▸ Available data:
──────────
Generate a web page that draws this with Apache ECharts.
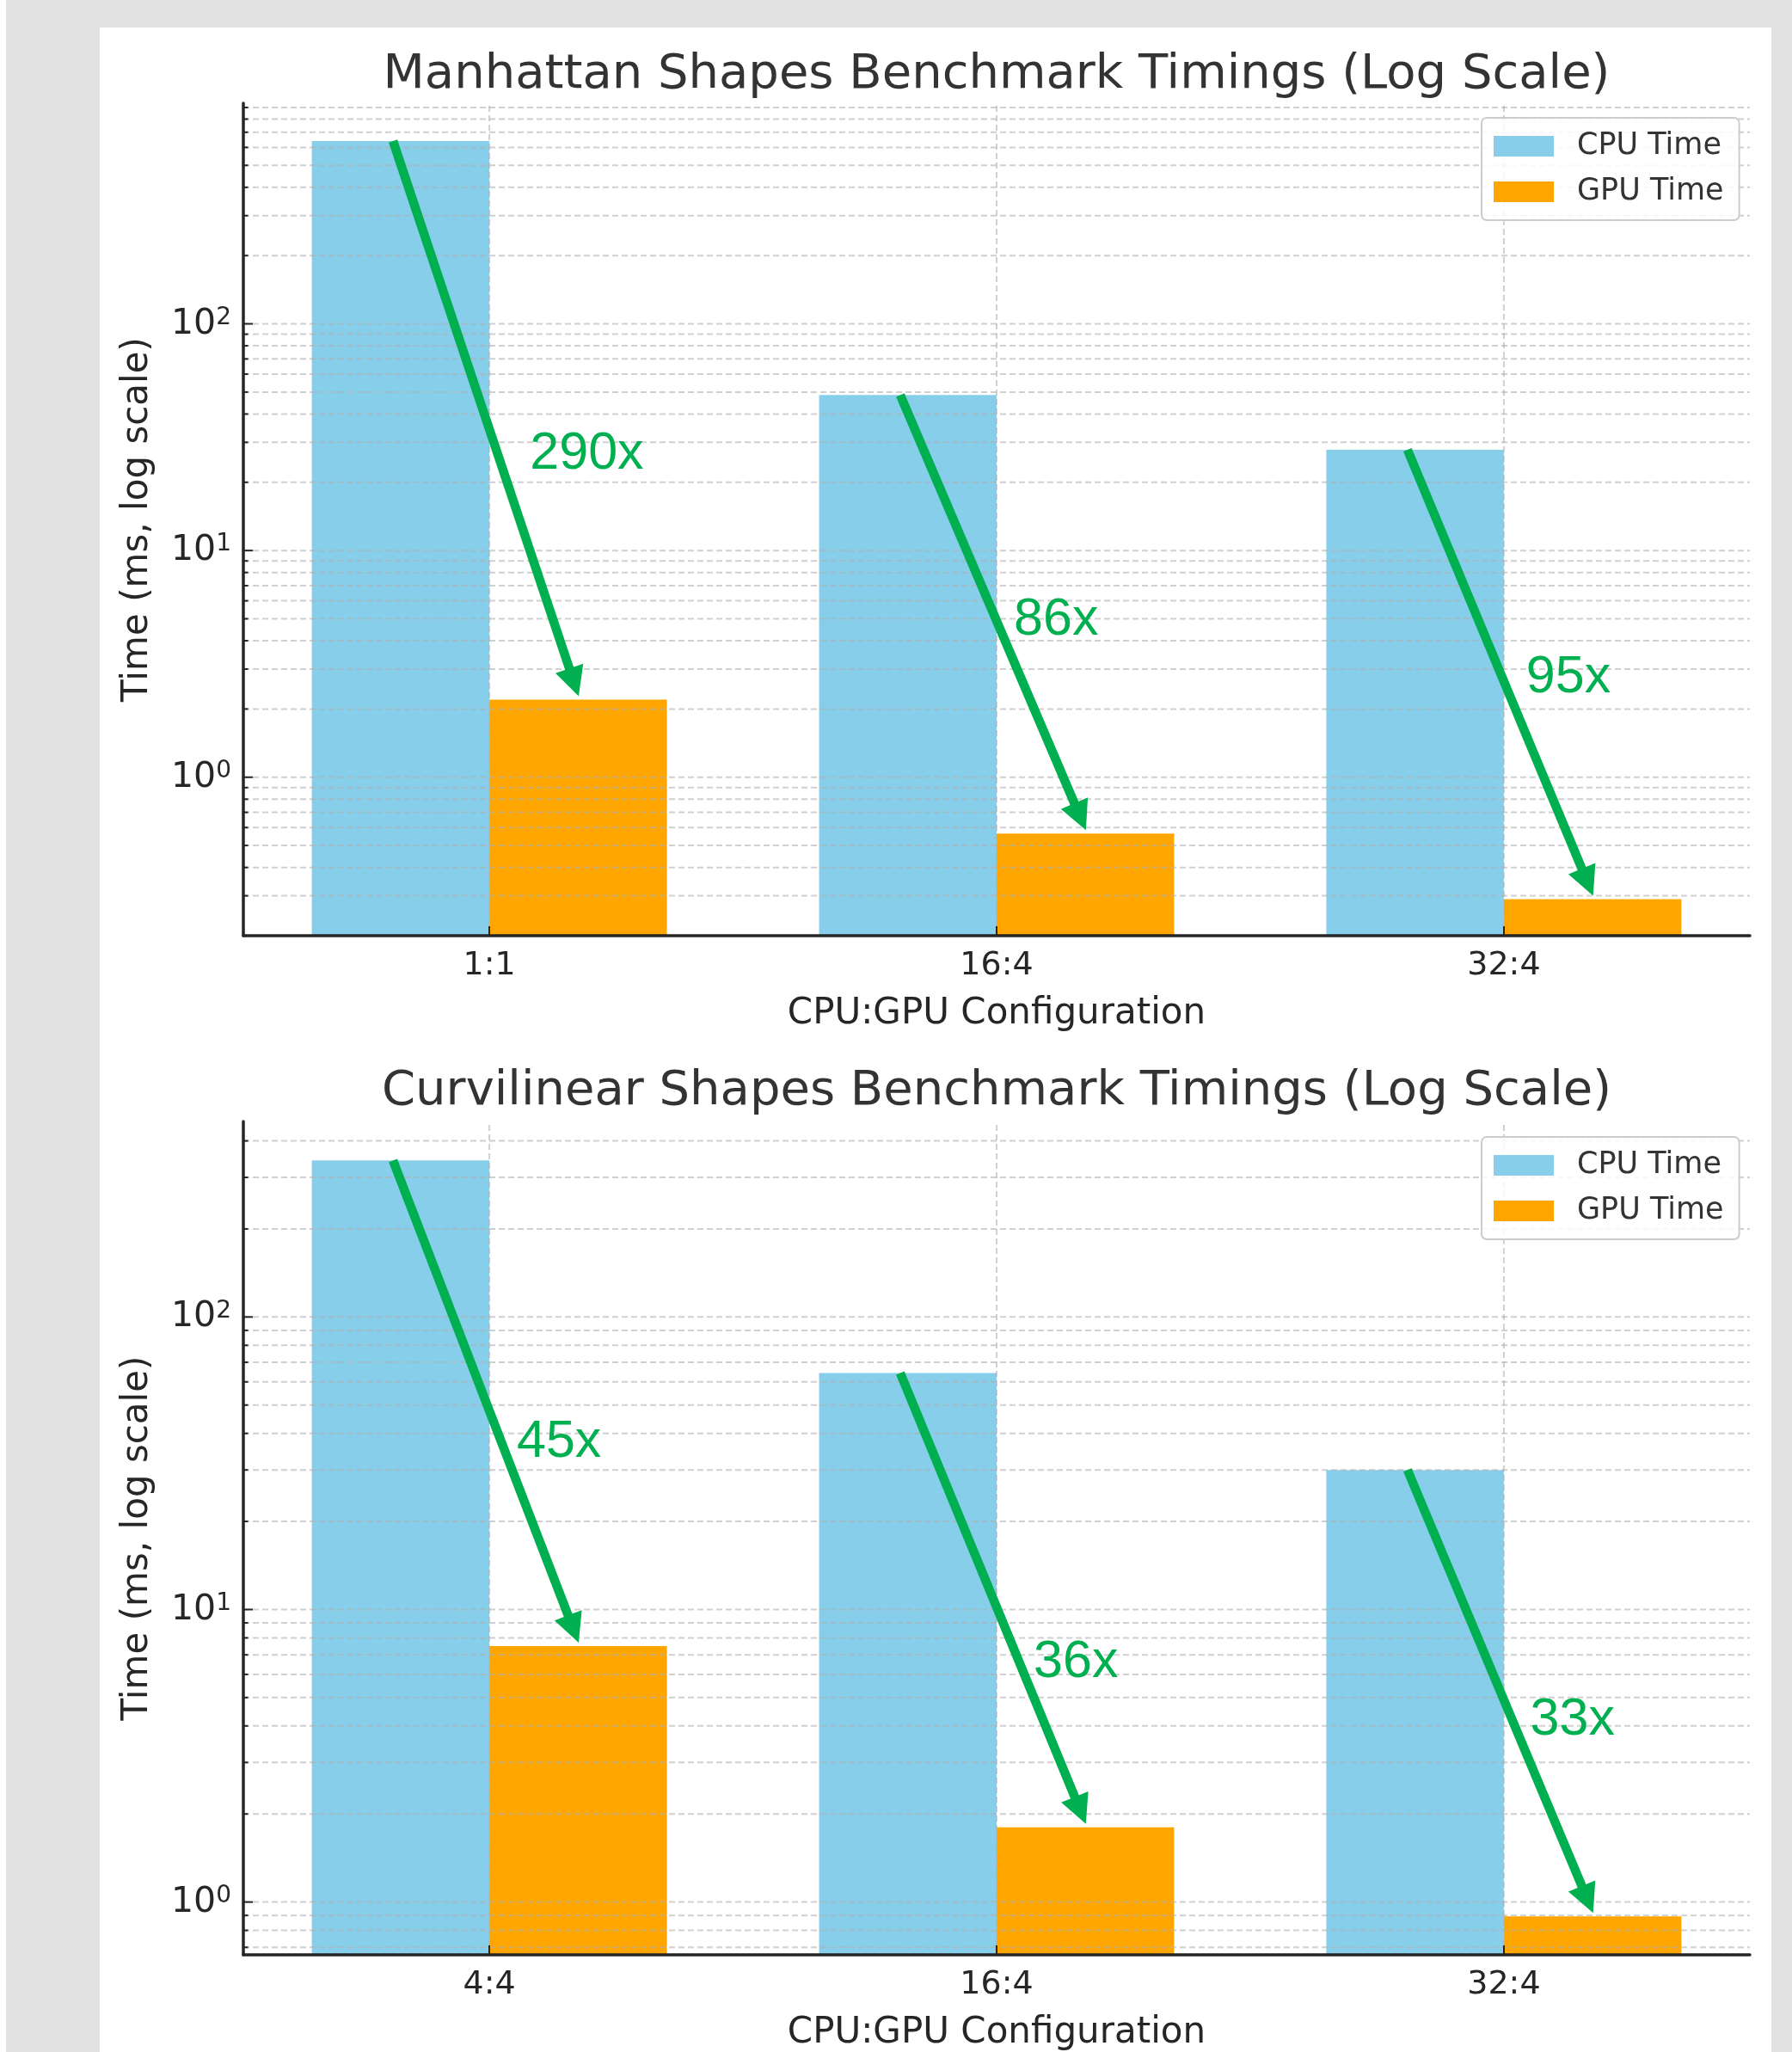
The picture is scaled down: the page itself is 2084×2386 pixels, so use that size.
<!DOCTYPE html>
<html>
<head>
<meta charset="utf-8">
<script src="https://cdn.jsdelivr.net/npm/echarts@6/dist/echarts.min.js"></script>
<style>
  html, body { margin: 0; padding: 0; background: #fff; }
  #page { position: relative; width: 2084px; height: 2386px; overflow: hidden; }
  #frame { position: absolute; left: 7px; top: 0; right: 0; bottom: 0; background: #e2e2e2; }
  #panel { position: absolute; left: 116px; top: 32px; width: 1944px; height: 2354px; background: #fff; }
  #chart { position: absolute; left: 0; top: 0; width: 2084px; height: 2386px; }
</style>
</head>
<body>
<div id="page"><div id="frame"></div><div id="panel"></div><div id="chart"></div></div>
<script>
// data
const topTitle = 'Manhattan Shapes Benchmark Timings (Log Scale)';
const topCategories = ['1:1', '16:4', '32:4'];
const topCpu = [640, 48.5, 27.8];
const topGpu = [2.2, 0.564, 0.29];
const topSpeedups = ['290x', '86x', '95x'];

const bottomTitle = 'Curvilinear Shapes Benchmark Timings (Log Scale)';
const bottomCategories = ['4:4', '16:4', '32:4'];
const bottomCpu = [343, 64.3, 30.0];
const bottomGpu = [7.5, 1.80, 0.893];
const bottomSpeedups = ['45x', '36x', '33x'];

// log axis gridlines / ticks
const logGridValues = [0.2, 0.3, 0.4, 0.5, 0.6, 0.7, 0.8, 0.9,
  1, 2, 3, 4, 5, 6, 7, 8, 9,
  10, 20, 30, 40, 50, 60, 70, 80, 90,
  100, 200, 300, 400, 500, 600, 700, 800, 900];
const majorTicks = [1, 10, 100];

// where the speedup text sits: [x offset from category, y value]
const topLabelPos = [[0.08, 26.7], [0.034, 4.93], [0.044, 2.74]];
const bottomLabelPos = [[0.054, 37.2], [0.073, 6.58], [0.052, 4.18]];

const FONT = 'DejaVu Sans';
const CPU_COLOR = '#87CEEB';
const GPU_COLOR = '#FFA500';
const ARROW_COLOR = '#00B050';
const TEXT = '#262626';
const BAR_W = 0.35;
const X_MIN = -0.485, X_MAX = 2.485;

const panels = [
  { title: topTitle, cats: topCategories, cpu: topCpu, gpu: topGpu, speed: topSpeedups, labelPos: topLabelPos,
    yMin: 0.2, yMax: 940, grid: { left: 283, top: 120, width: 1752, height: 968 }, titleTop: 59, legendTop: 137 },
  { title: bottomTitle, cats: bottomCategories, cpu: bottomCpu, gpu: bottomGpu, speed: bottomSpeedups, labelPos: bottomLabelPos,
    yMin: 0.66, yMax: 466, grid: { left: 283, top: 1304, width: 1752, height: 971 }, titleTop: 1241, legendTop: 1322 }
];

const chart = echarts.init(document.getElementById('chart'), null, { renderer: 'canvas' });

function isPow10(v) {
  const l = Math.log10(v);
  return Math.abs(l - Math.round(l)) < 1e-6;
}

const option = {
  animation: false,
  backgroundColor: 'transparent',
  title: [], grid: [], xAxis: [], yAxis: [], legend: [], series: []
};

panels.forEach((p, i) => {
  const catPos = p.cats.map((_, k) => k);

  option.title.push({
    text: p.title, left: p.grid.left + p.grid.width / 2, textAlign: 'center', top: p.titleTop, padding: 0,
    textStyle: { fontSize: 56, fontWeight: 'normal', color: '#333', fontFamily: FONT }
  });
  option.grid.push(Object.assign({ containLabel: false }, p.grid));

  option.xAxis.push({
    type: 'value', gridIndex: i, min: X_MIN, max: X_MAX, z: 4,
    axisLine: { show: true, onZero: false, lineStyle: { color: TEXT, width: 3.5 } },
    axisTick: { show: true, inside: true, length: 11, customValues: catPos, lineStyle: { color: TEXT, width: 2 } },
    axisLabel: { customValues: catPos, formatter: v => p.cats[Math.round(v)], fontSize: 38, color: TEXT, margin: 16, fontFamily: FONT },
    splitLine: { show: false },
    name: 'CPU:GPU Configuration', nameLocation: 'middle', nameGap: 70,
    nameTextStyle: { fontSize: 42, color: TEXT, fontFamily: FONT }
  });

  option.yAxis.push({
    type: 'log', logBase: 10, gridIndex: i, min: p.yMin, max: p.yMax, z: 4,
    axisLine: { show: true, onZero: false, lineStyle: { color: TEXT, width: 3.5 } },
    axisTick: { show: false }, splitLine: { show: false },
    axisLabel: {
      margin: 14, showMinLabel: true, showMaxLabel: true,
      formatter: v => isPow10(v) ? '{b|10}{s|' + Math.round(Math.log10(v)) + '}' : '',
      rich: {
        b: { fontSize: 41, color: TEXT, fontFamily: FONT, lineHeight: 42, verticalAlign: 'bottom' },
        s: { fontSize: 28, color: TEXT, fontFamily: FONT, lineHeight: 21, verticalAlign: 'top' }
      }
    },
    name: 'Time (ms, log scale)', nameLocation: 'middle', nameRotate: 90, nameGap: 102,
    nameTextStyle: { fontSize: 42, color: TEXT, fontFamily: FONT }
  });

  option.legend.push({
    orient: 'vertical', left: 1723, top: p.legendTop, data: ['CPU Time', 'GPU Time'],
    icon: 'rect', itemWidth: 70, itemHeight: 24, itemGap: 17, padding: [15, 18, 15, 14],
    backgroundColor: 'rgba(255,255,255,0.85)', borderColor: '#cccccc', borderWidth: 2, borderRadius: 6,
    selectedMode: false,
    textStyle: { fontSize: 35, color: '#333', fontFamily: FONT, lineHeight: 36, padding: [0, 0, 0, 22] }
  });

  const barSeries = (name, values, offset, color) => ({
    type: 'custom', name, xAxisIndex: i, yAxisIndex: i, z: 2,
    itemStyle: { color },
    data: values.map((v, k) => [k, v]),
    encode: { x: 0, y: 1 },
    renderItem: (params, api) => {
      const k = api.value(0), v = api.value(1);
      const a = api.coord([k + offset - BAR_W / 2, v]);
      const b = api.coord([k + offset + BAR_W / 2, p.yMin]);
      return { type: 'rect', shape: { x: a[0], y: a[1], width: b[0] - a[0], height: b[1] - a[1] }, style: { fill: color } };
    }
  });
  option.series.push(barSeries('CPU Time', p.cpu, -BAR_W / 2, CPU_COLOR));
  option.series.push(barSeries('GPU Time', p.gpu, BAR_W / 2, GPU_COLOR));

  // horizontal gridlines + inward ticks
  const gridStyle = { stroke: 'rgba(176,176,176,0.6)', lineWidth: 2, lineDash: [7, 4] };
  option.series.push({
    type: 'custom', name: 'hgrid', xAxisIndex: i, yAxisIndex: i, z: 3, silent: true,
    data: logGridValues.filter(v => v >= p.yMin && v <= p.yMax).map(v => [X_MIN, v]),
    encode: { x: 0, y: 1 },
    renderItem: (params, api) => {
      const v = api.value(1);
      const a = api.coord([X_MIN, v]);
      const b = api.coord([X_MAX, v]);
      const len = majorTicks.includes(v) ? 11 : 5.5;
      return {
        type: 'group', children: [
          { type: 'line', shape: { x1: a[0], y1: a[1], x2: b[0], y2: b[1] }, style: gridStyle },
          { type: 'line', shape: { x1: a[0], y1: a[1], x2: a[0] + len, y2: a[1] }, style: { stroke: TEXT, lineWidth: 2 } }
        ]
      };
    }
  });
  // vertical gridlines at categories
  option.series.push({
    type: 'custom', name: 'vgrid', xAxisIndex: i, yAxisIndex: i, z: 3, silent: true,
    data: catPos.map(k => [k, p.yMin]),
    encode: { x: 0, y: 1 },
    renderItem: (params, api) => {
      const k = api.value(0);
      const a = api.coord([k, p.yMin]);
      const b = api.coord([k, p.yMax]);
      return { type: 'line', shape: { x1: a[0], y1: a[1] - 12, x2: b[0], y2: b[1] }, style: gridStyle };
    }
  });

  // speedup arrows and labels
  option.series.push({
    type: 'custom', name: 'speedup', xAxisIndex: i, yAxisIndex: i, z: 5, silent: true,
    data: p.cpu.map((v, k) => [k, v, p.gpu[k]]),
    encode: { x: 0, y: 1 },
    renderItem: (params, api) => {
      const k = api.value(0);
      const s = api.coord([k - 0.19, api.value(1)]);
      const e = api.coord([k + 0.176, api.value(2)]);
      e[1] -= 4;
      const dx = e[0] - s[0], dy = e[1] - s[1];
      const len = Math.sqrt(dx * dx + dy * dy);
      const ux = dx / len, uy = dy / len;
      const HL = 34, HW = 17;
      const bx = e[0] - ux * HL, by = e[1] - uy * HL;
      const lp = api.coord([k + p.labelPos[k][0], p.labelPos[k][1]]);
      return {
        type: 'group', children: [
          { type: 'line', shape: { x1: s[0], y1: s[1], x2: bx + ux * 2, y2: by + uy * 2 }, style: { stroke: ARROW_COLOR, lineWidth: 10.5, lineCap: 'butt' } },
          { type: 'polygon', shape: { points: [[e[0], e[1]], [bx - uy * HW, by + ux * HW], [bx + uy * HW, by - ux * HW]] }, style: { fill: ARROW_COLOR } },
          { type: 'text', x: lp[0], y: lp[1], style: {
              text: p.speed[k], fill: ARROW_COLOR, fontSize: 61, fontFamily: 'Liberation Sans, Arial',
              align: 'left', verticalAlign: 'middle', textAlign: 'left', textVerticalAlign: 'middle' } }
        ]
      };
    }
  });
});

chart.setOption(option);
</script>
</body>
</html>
──────────
▸ Exercise directions:
Print, without alteration, the lines from the line with "The picture is" to the line with "const topSpeedups = ['290x', '86x', '95x'];". Include both of them, and omit every other line.

▸ Exercise solution:
The picture is scaled down: the page itself is 2084×2386 pixels, so use that size.
<!DOCTYPE html>
<html>
<head>
<meta charset="utf-8">
<script src="https://cdn.jsdelivr.net/npm/echarts@6/dist/echarts.min.js"></script>
<style>
  html, body { margin: 0; padding: 0; background: #fff; }
  #page { position: relative; width: 2084px; height: 2386px; overflow: hidden; }
  #frame { position: absolute; left: 7px; top: 0; right: 0; bottom: 0; background: #e2e2e2; }
  #panel { position: absolute; left: 116px; top: 32px; width: 1944px; height: 2354px; background: #fff; }
  #chart { position: absolute; left: 0; top: 0; width: 2084px; height: 2386px; }
</style>
</head>
<body>
<div id="page"><div id="frame"></div><div id="panel"></div><div id="chart"></div></div>
<script>
// data
const topTitle = 'Manhattan Shapes Benchmark Timings (Log Scale)';
const topCategories = ['1:1', '16:4', '32:4'];
const topCpu = [640, 48.5, 27.8];
const topGpu = [2.2, 0.564, 0.29];
const topSpeedups = ['290x', '86x', '95x'];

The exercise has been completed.